As for fairness: loser pays disincentivizes bringing lawsuits, whether meritless or meritorious. Under loser pays, certain frivolous lawsuits would not be brought, but meritorious cases that are often uphill battles would not be brought either. If you're in the business of going after polluters (like the Sierra Club), or challenging national security policies (like the EFF), the law is not on your side, even if your cause is just.

As a practical matter, you can't just take the English rule and import it into the U.S. Europe is an "ask for permission first" place, while the U.S. is "ask for forgiveness later." That allows U.S. companies to move faster, but puts the legal system in the position of being a backstop for unsafe products, financial fraud, pollution, unfairness in hiring, etc. So for example, it would be unfair to make it untenable for individuals to bring lawsuits for wrongful termination without giving them the protections against arbitrary dismissal European workers enjoy.[1]

Much of the support for loser-pays in the U.S. is an attempt by businesses to have their cake and eat it too. They don't want plaintiffs lawyers' bringing privacy lawsuits, but they're not exactly clamoring for that system to be replaced with European-style data protection laws administered by regulatory agencies.

[1] Which model is more efficient is debatable. I think in areas where causation is difficult to prove (environmental, product safety, employment discrimination), "ask for permission first" does a better job protecting the public at lower cost. But it also gives tremendous additional power to the government to micromanage the economy.

2 comments

Thank you for this analysis.

A lot of complaints about the legal system seem centered around particular cases where things seem unfair, but it's important to bear in mind that the legal system as a whole tries to optimize multiple, sometimes-contradictory objectives, and every design choice represents a tradeoff.

* The tradeoff between discouraging frivolous lawsuits vs. discouraging legitimate lawsuits is one case

* Another common complaint is that laws and regulations are complex and inscrutable -- but the tradeoff is that a simpler, shorter law will be more ambiguous and therefore actually less predictable in practice until it's been thoroughly litigated

Sometimes it surprises me that professional software engineers deal with systems design tradeoffs every day in their own work, but then fail to see that systems design logic also applies to human institutions.

> Sometimes it surprises me that professional software engineers deal with systems design tradeoffs every day in their own work, but then fail to see that systems design logic also applies to human institutions.

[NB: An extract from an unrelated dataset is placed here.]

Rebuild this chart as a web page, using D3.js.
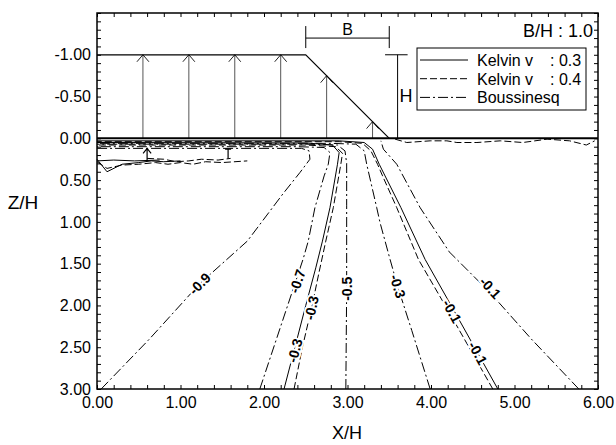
<!DOCTYPE html>
<html>
<head>
<meta charset="utf-8">
<script src="https://cdn.jsdelivr.net/npm/d3@7"></script>
<style>
    body { margin: 0; background: #fff; }
    svg { font-family: 'Liberation Sans', Arial, sans-serif; }
    .axis path { display: none; }
    .axis line { stroke: #000; }
    .axis text { font-size: 16px; fill: #000; }
</style>
</head>
<body>
<svg id="chart" width="616" height="445"></svg>
<script>
'use strict';

// embankment load (X/H, Z/H)
var loadProfile = [[0, -1], [2.5, -1], [3.5, 0]];
var arrowX = [0.55, 1.1, 1.65, 2.2, 2.75, 3.3];

// stress contours as [X/H, Z/H]
var bous09 = [[0.05, 3.0], [0.63, 2.4], [1.23, 1.74], [1.8, 1.23], [2.23, 0.66], [2.43, 0.41],
    [2.55, 0.25], [2.54, 0.15], [2.45, 0.12], [0, 0.12]];
var bous07 = [[1.95, 3.0], [2.2, 2.25], [2.38, 1.71], [2.47, 1.44], [2.53, 1.23], [2.61, 0.83],
    [2.72, 0.45], [2.77, 0.31], [2.79, 0.17], [2.72, 0.11], [2.4, 0.10], [0, 0.10]];
var bous05 = [[2.98, 3.0], [2.99, 1.8], [2.99, 0.8], [2.99, 0.3], [2.97, 0.15], [2.88, 0.08],
    [2.5, 0.07], [0, 0.07]];
var bous03 = [[3.99, 3.0], [3.77, 2.3], [3.6, 1.77], [3.51, 1.45], [3.39, 1.01], [3.35, 0.83],
    [3.23, 0.31], [3.2, 0.15], [3.1, 0.07], [2.8, 0.06], [0, 0.06]];
var bous01 = [[5.77, 3.0], [5.2, 2.4], [4.71, 1.85], [4.22, 1.36], [3.87, 0.83], [3.59, 0.31],
    [3.43, 0.13], [3.4, 0.03]];

var kel3m03 = [[2.24, 3.0], [2.36, 2.54], [2.5, 2.0], [2.62, 1.55], [2.70, 1.23], [2.79, 0.83],
    [2.88, 0.31], [2.9, 0.17], [2.82, 0.08], [2.5, 0.055], [0, 0.05]];
var kel3m01 = [[4.80, 3.0], [4.56, 2.57], [4.28, 2.07], [3.93, 1.45], [3.64, 0.83], [3.45, 0.45],
    [3.38, 0.31], [3.3, 0.13], [3.2, 0.05], [2.9, 0.03], [0, 0.03]];
var kel3wavy = [[0, 0.25], [0.12, 0.4], [0.3, 0.31], [0.5, 0.29], [0.65, 0.27], [0.8, 0.28], [1.0, 0.27]];
var kel3flat = [[0, 0.27], [0.2, 0.26], [0.45, 0.27], [0.75, 0.26]];

var kel4m03 = [[2.36, 3.0], [2.46, 2.5], [2.57, 2.03], [2.66, 1.6], [2.74, 1.23], [2.83, 0.83],
    [2.92, 0.31], [2.94, 0.18], [2.86, 0.1], [2.5, 0.08], [0, 0.08]];
var kel4m01 = [[4.74, 3.0], [4.21, 2.07], [3.85, 1.45], [3.59, 0.83], [3.42, 0.45], [3.36, 0.31],
    [3.28, 0.15], [3.18, 0.06], [2.9, 0.04], [0, 0.04]];
var kel4wavy = [[0, 0.28], [0.12, 0.36], [0.3, 0.32], [0.5, 0.31], [0.7, 0.29], [0.85, 0.31],
    [1.0, 0.29], [1.15, 0.31], [1.3, 0.28], [1.5, 0.29], [1.8, 0.27]];
var kel4wavy2 = [[0.6, 0.24], [0.8, 0.25], [0.95, 0.28], [1.1, 0.27], [1.25, 0.25], [1.45, 0.26], [1.6, 0.24]];
var kel4surface = [[3.57, 0.01], [3.71, 0.05], [3.99, 0.03], [4.19, 0.03], [4.31, 0.05], [4.55, 0.05],
    [4.83, 0.03], [5.10, 0.05], [5.39, 0.01], [5.66, 0.03], [5.86, 0.08], [5.96, 0.03]];

// contour labels: [X/H, Z/H, angle, text]
var contourLabels = [
    [1.23, 1.74, -45, '-0.9'],
    [2.40, 1.71, -72, '-0.7'],
    [2.57, 2.03, -78, '-0.3'],
    [2.37, 2.54, -75, '-0.3'],
    [2.99, 1.80, -90, '-0.5'],
    [3.60, 1.77, 73, '-0.3'],
    [4.25, 2.07, 61, '-0.1'],
    [4.56, 2.57, 61, '-0.1'],
    [4.71, 1.79, 47, '-0.1']
];

var seriesNames = ['Kelvin v', 'Kelvin v', 'Boussinesq'];
var seriesNu = [': 0.3', ': 0.4', ''];

var styles = {
    k3: {dash: null},
    k4: {dash: '7,3'},
    bq: {dash: '10,3,2,3'}
};

var contours = [
    {pts: bous09, s: 'bq'}, {pts: bous07, s: 'bq'}, {pts: bous05, s: 'bq'},
    {pts: bous03, s: 'bq'}, {pts: bous01, s: 'bq'},
    {pts: kel3m03, s: 'k3'}, {pts: kel3m01, s: 'k3'}, {pts: kel3wavy, s: 'k3'}, {pts: kel3flat, s: 'k3'},
    {pts: kel4m03, s: 'k4'}, {pts: kel4m01, s: 'k4'}, {pts: kel4wavy, s: 'k4'},
    {pts: kel4wavy2, s: 'k4'}, {pts: kel4surface, s: 'k4'}
];

var svg = d3.select('#chart');
var x = d3.scaleLinear().domain([0, 6]).range([97, 598]);
var y = d3.scaleLinear().domain([-1.5, 3]).range([13, 389]);

var line = d3.line()
    .x(function(d) { return x(d[0]); })
    .y(function(d) { return y(d[1]); });

function isStep(v, step) {
    return Math.abs(v / step - Math.round(v / step)) < 1e-6;
}

// axes, ticks pointing inwards on all sides
var xTicks = d3.range(0, 6.0001, 0.2);
var yTicks = d3.range(-1.5, 3.0001, 0.1);

svg.append('g').attr('class', 'axis')
    .attr('transform', 'translate(0,389)')
    .call(d3.axisBottom(x).tickValues(xTicks).tickSize(-4).tickPadding(8)
        .tickFormat(function(d) { return isStep(d, 1) ? d.toFixed(2) : ''; }));
svg.append('g').attr('class', 'axis')
    .attr('transform', 'translate(0,13)')
    .call(d3.axisTop(x).tickValues(xTicks).tickSize(-4).tickFormat(''));
svg.append('g').attr('class', 'axis')
    .attr('transform', 'translate(97,0)')
    .call(d3.axisLeft(y).tickValues(yTicks).tickSize(-4).tickPadding(6)
        .tickFormat(function(d) { return isStep(d, 0.5) && d > -1.2 ? d.toFixed(2) : ''; }));
svg.append('g').attr('class', 'axis')
    .attr('transform', 'translate(598,0)')
    .call(d3.axisRight(y).tickValues(yTicks).tickSize(-4).tickFormat(''));

svg.append('rect')
    .attr('x', 97).attr('y', 13)
    .attr('width', 501).attr('height', 376)
    .attr('fill', 'none').attr('stroke', '#000').attr('stroke-width', 1.5);

svg.append('text').attr('x', 347).attr('y', 439)
    .attr('text-anchor', 'middle').attr('font-size', 18).text('X/H');
svg.append('text').attr('x', 23).attr('y', 209)
    .attr('text-anchor', 'middle').attr('font-size', 19).text('Z/H');

// load arrows
var arrows = svg.append('g');
arrowX.forEach(function(ax) {
    var top = ax <= 2.5 ? -1 : -(3.5 - ax);
    arrows.append('line')
        .attr('x1', x(ax)).attr('x2', x(ax))
        .attr('y1', y(0)).attr('y2', y(top))
        .attr('stroke', '#555').attr('stroke-width', 1);
    arrows.append('path')
        .attr('d', 'M' + (x(ax) - 6) + ',' + (y(top) + 7) + 'L' + x(ax) + ',' + y(top) +
            'L' + (x(ax) + 6) + ',' + (y(top) + 7))
        .attr('fill', 'none').attr('stroke', '#222').attr('stroke-width', 1);
});

svg.append('path').datum(loadProfile)
    .attr('d', line).attr('fill', 'none').attr('stroke', '#000').attr('stroke-width', 1.2);

// B and H dimensions
svg.append('path')
    .attr('d', 'M' + x(2.5) + ',' + (y(-1.2) - 12) + 'V' + (y(-1.2) + 10) +
        'M' + x(2.5) + ',' + y(-1.2) + 'H' + x(3.5) +
        'M' + x(3.5) + ',' + (y(-1.2) - 12) + 'V' + (y(-1.2) + 10))
    .attr('fill', 'none').attr('stroke', '#000');
svg.append('text').attr('x', x(3.0)).attr('y', 35)
    .attr('text-anchor', 'middle').attr('font-size', 16).text('B');
svg.append('path')
    .attr('d', 'M' + x(3.45) + ',' + y(-1) + 'H' + x(3.72) +
        'M' + x(3.6) + ',' + y(-1) + 'V' + y(0))
    .attr('fill', 'none').attr('stroke', '#000');
svg.append('text').attr('x', x(3.6) + 2).attr('y', 102)
    .attr('font-size', 18).text('H');

svg.append('text').attr('x', 593).attr('y', 37)
    .attr('text-anchor', 'end').attr('font-size', 18).text('B/H : 1.0');

// contours
svg.append('g').selectAll('path')
    .data(contours)
    .join('path')
    .attr('d', function(d) { return line(d.pts); })
    .attr('fill', 'none')
    .attr('stroke', '#000')
    .attr('stroke-width', 1)
    .attr('stroke-dasharray', function(d) { return styles[d.s].dash; });

// small contour marks near the surface
svg.append('path')
    .attr('d', 'M' + x(0.6) + ',' + y(0.27) + 'V' + y(0.12) +
        'M' + (x(0.6) - 4) + ',' + (y(0.12) + 5) + 'L' + x(0.6) + ',' + y(0.12) +
        'L' + (x(0.6) + 4) + ',' + (y(0.12) + 5) +
        'M' + x(1.57) + ',' + y(0.24) + 'V' + y(0.13) +
        'M' + (x(1.57) - 3) + ',' + y(0.13) + 'H' + (x(1.57) + 3))
    .attr('fill', 'none').attr('stroke', '#000').attr('stroke-width', 1.2);

// ground surface
svg.append('line')
    .attr('x1', x(0)).attr('x2', x(6))
    .attr('y1', y(0)).attr('y2', y(0))
    .attr('stroke', '#000').attr('stroke-width', 2);

svg.append('g').selectAll('text')
    .data(contourLabels)
    .join('text')
    .attr('transform', function(d) {
        return 'translate(' + x(d[0]) + ',' + y(d[1]) + ') rotate(' + d[2] + ')';
    })
    .attr('text-anchor', 'middle')
    .attr('dy', '0.35em')
    .attr('font-size', 14)
    .attr('font-weight', 'bold')
    .attr('stroke', '#fff')
    .attr('stroke-width', 4)
    .attr('paint-order', 'stroke')
    .text(function(d) { return d[3]; });

// legend
var legend = svg.append('g');
legend.append('rect')
    .attr('x', 417).attr('y', 48).attr('width', 169).attr('height', 62)
    .attr('fill', '#fff').attr('stroke', '#000');
var legendKeys = ['k3', 'k4', 'bq'];
legendKeys.forEach(function(k, i) {
    var ly = 60 + i * 18.7;
    legend.append('line')
        .attr('x1', 420).attr('x2', 468).attr('y1', ly).attr('y2', ly)
        .attr('stroke', '#000').attr('stroke-dasharray', styles[k].dash);
    legend.append('text').attr('x', 477).attr('y', ly + 6)
        .attr('font-size', 16).text(seriesNames[i]);
    legend.append('text').attr('x', 550).attr('y', ly + 6)
        .attr('font-size', 16).text(seriesNu[i]);
});
</script>
</body>
</html>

I think it's because the equilibriums look much worse. Even if your system is a pile of hacks on top of hacks, it might at least be good enough right now. Not to mention that sometimes you engineer something that works pretty well. Meanwhile the legal system often fails even for the exact situations considered when the rules were made, and there's pretty much no one would feel there isn't some gross injustice happening within it quite frequently (though the injustice may vary).

You could always award reasonable costs to the winner in patent law cases though. You don't have to fix the whole legal system in one go.

Interesting to see you advocate for "ask forgiveness later", one could render that as "if you're rich the legislature is happy as long as you give it a cut". You might as well ditch all corporate application of the law and just increase business taxes, same result but more economical.

I'm pretty sure I said: "I think in areas where causation is difficult to prove (environmental, product safety, employment discrimination), 'ask for permission first' does a better job protecting the public at lower cost."